[START OF DATASET RECORDS]

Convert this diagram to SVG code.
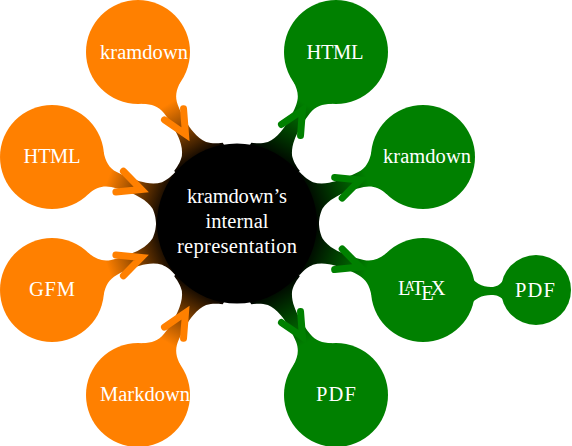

[END OF DATASET RECORDS]
[START OF DATASET RECORDS]

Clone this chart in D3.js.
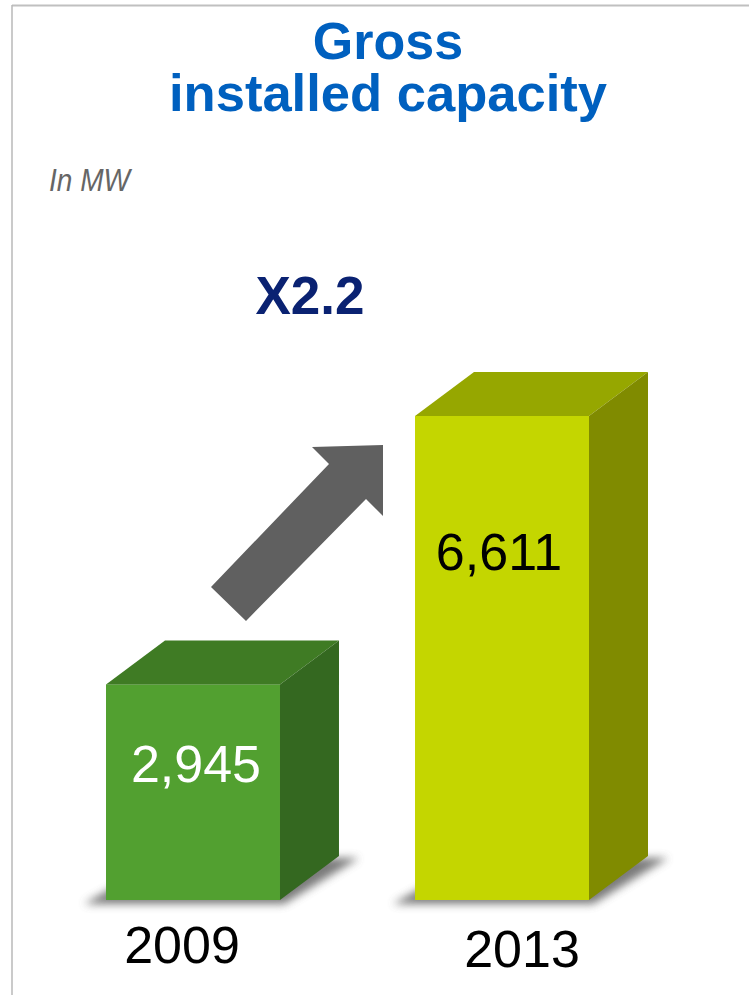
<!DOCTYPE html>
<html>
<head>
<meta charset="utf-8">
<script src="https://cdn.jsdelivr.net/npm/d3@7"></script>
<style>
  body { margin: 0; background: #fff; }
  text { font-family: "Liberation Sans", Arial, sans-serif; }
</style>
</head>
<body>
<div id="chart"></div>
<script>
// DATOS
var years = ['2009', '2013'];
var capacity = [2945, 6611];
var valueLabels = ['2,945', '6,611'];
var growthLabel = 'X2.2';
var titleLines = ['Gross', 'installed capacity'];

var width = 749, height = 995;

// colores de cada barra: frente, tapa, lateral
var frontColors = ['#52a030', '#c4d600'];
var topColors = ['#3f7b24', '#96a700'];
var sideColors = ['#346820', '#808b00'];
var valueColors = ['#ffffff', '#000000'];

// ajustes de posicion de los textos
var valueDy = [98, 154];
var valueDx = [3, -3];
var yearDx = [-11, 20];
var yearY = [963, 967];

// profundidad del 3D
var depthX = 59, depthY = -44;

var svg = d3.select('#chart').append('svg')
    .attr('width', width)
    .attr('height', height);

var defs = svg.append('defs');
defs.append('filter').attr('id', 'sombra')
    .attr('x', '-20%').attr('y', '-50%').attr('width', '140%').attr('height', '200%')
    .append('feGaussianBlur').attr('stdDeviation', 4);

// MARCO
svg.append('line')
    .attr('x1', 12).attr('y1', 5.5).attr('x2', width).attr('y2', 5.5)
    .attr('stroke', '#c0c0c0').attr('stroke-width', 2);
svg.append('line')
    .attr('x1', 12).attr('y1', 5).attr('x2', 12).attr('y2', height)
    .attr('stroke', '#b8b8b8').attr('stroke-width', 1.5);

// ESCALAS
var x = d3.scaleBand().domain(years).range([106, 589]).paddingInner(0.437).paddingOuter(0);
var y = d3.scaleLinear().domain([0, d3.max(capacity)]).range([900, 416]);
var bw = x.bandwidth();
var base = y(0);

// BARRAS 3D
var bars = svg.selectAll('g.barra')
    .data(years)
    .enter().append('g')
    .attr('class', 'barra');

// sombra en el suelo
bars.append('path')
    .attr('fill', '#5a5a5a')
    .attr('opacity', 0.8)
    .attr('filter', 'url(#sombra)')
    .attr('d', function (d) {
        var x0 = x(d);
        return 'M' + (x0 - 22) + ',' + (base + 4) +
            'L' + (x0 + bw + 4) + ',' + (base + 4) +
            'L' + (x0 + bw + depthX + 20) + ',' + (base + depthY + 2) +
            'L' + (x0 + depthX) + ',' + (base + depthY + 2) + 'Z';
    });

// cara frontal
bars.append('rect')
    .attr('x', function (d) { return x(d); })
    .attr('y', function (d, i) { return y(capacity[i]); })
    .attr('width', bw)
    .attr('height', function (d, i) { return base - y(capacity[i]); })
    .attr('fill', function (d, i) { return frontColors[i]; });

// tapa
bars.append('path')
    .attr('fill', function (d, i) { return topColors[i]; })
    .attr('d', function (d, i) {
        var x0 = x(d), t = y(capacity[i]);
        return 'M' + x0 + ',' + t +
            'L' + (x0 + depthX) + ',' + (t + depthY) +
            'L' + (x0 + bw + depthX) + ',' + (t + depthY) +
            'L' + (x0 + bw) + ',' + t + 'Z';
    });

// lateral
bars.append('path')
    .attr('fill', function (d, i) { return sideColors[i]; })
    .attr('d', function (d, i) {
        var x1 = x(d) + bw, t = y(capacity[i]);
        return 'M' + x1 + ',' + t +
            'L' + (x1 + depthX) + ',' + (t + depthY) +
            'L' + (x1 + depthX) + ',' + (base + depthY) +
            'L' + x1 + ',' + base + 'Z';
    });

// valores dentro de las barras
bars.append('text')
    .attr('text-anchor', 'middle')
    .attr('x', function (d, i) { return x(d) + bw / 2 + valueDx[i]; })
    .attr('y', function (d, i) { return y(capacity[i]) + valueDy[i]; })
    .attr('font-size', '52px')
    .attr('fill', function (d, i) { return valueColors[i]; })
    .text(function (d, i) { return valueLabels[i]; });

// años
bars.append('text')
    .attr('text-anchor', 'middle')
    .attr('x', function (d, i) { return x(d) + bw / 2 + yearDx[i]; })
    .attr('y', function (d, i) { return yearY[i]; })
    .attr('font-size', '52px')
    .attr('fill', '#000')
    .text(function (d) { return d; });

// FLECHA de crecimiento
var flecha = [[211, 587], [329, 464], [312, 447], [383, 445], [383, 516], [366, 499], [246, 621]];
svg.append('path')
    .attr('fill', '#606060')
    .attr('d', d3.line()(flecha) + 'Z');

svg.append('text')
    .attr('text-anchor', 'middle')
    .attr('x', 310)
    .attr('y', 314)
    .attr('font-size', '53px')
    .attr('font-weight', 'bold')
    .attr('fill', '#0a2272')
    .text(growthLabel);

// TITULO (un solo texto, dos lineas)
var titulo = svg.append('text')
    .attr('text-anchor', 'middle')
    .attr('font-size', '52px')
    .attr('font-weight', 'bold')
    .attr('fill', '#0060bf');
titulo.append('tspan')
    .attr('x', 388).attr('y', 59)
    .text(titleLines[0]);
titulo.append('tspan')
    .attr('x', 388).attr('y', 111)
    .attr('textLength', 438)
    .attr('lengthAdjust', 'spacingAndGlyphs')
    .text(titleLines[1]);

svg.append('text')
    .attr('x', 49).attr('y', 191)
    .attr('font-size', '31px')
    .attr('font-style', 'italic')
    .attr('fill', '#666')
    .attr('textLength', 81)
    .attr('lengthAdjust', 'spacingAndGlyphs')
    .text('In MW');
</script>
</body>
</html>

[END OF DATASET RECORDS]

> DESCRIPTION OF THE TASK
Both the line with "Clone this chart in D3.js." and the line with "var width = 749, height = 995;" are included: reproduce them and every line between, exactly, with pictures omitted.

> WORKED ANSWER
Clone this chart in D3.js.
<!DOCTYPE html>
<html>
<head>
<meta charset="utf-8">
<script src="https://cdn.jsdelivr.net/npm/d3@7"></script>
<style>
  body { margin: 0; background: #fff; }
  text { font-family: "Liberation Sans", Arial, sans-serif; }
</style>
</head>
<body>
<div id="chart"></div>
<script>
// DATOS
var years = ['2009', '2013'];
var capacity = [2945, 6611];
var valueLabels = ['2,945', '6,611'];
var growthLabel = 'X2.2';
var titleLines = ['Gross', 'installed capacity'];

var width = 749, height = 995;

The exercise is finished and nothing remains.